"[Improving race relations] is not going to be a one day fix because it’s 2,000 something years of pain… so I think the step that he’s taking is the right step and I’m looking forward to seeing the outcome," said Teresa Hardy, Vice President for the Georgia branch of the oldest US civil rights group.
On Tuesday, Obama called for an overhaul of criminal and juvenile justice systems, including elimination or reduction the mandatory minimum sentences for non-violent crimes. He urged US states to do away with laws that prevented convicted felons from voting and suggested more job training programs for those in prison.
"I thought the whole speech was spot on, I thought he was on target and I’m happy to see now that there are other people who are involved in other parts of [the] political spectrum… who also recognize there’s a need for us to reform our criminal justice system," member of the NAACP’s New York branch Jim Norfleet said.
The president asked the US Congress to pass a sentencing reform bill by the end of the year, as, by doing so, they would be making an investment in "alternatives" to prison.
Seventeen-year-old William Green from the NAACP’s Tennessee branch told Sputnik that Obama’s plans, if implemented, would help not only his future, but also those of others.

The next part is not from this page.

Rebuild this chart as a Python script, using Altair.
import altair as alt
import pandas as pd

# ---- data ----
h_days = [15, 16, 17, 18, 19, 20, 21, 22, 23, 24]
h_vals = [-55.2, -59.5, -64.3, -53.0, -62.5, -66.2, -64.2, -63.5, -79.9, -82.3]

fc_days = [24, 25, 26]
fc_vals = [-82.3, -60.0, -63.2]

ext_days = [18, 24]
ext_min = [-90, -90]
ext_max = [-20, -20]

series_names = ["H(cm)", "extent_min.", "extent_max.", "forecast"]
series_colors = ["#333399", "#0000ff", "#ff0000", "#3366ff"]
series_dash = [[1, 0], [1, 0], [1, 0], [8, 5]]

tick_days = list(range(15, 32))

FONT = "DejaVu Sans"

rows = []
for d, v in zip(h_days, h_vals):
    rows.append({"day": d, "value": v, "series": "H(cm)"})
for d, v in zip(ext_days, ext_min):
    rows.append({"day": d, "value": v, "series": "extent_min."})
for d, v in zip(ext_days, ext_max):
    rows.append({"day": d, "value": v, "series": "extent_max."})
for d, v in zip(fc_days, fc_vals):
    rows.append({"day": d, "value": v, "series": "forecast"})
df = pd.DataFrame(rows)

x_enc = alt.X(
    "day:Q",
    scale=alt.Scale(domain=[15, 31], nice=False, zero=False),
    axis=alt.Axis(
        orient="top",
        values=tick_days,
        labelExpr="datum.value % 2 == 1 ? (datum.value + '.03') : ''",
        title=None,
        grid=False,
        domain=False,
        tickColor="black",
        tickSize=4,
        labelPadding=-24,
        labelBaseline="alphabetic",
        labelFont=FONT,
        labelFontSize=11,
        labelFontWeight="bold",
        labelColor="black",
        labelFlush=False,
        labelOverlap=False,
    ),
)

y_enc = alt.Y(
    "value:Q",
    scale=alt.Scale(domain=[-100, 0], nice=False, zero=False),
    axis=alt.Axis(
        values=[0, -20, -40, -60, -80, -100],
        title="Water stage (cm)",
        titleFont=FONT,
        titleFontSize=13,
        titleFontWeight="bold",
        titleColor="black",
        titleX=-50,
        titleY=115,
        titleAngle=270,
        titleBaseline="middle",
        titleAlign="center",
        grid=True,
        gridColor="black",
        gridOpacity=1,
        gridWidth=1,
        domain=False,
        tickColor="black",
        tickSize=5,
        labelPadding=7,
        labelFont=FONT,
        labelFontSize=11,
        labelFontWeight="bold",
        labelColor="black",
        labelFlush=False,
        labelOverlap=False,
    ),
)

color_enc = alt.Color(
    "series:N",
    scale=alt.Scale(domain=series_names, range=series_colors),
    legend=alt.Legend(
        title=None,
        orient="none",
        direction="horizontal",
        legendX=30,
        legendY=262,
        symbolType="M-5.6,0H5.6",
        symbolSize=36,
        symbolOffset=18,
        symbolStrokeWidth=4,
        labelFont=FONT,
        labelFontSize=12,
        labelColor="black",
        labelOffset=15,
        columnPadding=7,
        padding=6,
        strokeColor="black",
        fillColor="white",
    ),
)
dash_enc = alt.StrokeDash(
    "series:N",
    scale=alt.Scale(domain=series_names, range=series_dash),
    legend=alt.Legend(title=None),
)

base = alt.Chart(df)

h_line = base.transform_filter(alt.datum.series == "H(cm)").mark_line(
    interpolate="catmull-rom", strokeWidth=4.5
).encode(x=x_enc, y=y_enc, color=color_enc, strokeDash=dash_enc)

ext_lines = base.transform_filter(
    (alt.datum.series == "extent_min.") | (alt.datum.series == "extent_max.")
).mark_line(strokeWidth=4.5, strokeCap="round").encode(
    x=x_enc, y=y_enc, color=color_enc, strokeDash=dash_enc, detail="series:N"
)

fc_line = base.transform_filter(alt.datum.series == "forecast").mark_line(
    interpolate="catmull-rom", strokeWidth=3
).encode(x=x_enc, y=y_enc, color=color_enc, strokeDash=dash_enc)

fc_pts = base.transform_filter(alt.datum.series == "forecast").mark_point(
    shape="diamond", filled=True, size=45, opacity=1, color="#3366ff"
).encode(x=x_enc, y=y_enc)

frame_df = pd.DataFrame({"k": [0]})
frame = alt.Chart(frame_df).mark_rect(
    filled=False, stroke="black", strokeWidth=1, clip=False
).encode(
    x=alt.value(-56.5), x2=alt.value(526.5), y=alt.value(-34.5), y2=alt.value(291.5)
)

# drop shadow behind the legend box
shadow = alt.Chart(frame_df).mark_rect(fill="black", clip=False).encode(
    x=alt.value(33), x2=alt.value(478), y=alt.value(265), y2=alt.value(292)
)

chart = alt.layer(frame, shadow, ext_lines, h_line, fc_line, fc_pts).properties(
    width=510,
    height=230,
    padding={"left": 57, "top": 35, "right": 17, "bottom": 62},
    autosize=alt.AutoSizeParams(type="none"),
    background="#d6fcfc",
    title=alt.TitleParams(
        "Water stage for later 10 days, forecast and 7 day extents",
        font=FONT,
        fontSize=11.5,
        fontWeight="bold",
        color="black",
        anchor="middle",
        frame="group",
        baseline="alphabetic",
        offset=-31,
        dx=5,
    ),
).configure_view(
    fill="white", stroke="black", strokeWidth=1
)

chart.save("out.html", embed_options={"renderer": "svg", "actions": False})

"I really think that he is going to try to make a change to everything that’s happening right now for everyone else to benefit in the long run," Green said.
On Thursday, Obama will become the first sitting US president to visit a federal prison with a visit to the outside of Oklahoma City.
Over the past year, Obama has launched several policy initiatives in the wake of renewed calls for increased education to counter racial bias. The initiatives include investing in police body-worn cameras for US law enforcement agencies around the country and a plan for addressing segregation in US neighborhoods.